JOHNSTOWN - City Mayor-elect Michael Julius likes the attitude of fellow Democrat and former three-term U.S. Sen. Bill Bradley of New Jersey.
But Julius wasn't referring to Bradley's approach as a politician, rather his attitude when he played as a small forward on the early 1970s New York Knicks squad that captured two NBA championships.
"[Bradley] said he liked that team because everyone played as a team," Julius said. "No one went out on their own to get all the glory and look for all the credit ... Not like today."
Johnstown Mayor-elect Michael Julius shows off a charcoal self-portrait of his daughter, Victoria, hanging at his home last week.
The Leader-Herald/Michael Anich
As Julius prepares to be sworn into office Jan. 1, he's hoping others in the city - and in the area - will be team players to benefit the region.
Julius said the area, including his city, is facing an "unemployment crisis" he would like to help alleviate as mayor. He called joblessness a "common thread" among many of the area's municipalities.
The political newcomer said he's "been doing a lot of pre-work" since the election, meeting with local politicians and businessmen. He would like to revive interest with the town of Mohawk in Montgomery County to get a revenue sharing deal done, so the proposed regional business park on Route 30A can come to fruition.
However, Julius said helping people find jobs in his city and the local area is "priority number one" for his new administration. He also wants to create more jobs for the Johnstown area.
"This is an opportunity to reach out to these high-tech corporations," he said.
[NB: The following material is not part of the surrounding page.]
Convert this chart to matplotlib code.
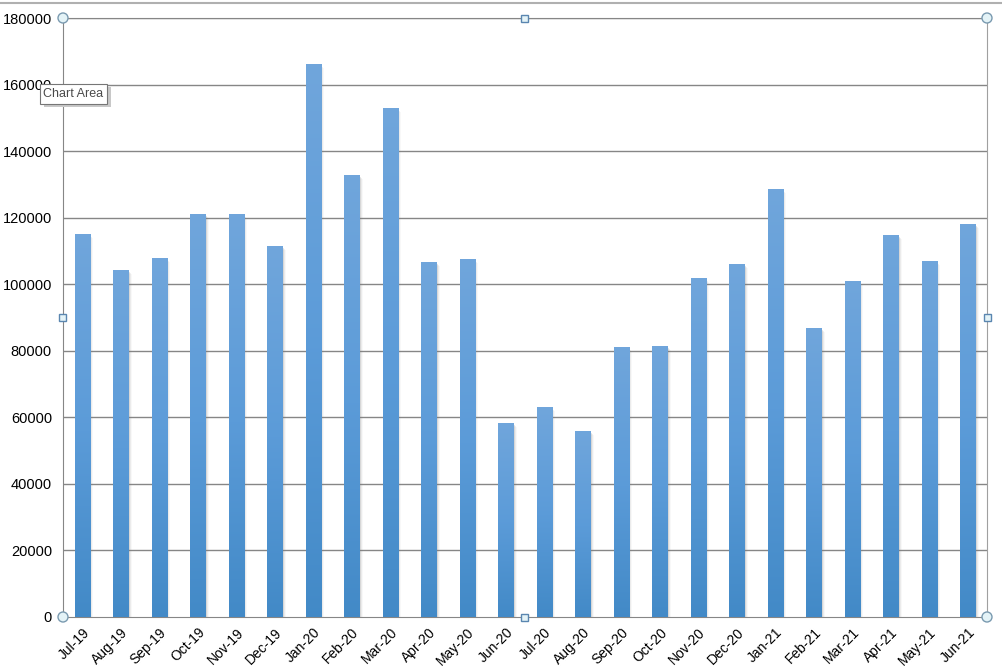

The Leader-Herald caught up with the 64-year-old retired pharmacist last week at his East Montgomery Street home.
Julius co-owned the former Broadalbin Pharmacy on North Main Street in that village with his pharmacist wife, Catherine Julius, until closing it in May 2010.
While Broadalbin was where he worked, Johnstown has always been his home. He is a 1967 graduate of Johnstown High School and a 1972 graduate of the Albany College of Pharmacy.
Julius won the mayor's election Nov. 5, beating Republican Scott Jeffers and 3rd Ward Councilwoman Helen Martin, who ran as a Conservative. He will succeed two-term, retiring Republican Mayor Sarah Slingerland.
The mayor's position is a four-year term and is considered part-time. Julius will be paid more than $18,000 annually. He is due to be sworn into office at the Common Council's organizational meeting at noon Jan. 1 at City Hall.
Julius said quality of life for city residents, as well as job creation, are key issues facing the city.
Julius himself likes to tend to gardening and do lawn maintenance around his home, which lies near Glebe Street Elementary School. Julius said he wants to keep up and improve the aesthetics of Johnstown, such as its parks, and also tackle blight issues.
Julius also supports the effort under the Slingerland administration this summer to seek an application for a $200,000 state NY Main Street Grant to revitalize downtown in various ways.
Structurally, he said, he doesn't plan significant change in city government.
"I think the Common Council are a good bunch of people working for the city of Johnstown," Julius said.
Julius said he doesn't plan any major personnel changes, with one exception: He plans to appoint former Republican 3rd Ward Councilman Brett Preston as city attorney. Preston would succeed Susan Palmer Johnson, who served throughout the Slingerland administration.
Catherine Julius says her husband will be a good manager in dealing with people.
"He can work with people across the board," she said.
She has been married to the mayor-elect 35 years, adding: "I think he'll make a great mayor. He's dedicated to whatever he decides to do."
Although he said during the campaign he didn't favor full consolidation of the Glove Cities, Julius said cooperation is still a means to getting things done.
Julius said he would like to work with Gloversville Mayor Dayton King on issues influencing both cities, and wants to see some Gloversville Transit System bus services restored to Johnstown.
"I look at [transit service] as a quality-of-life issue," Julius said.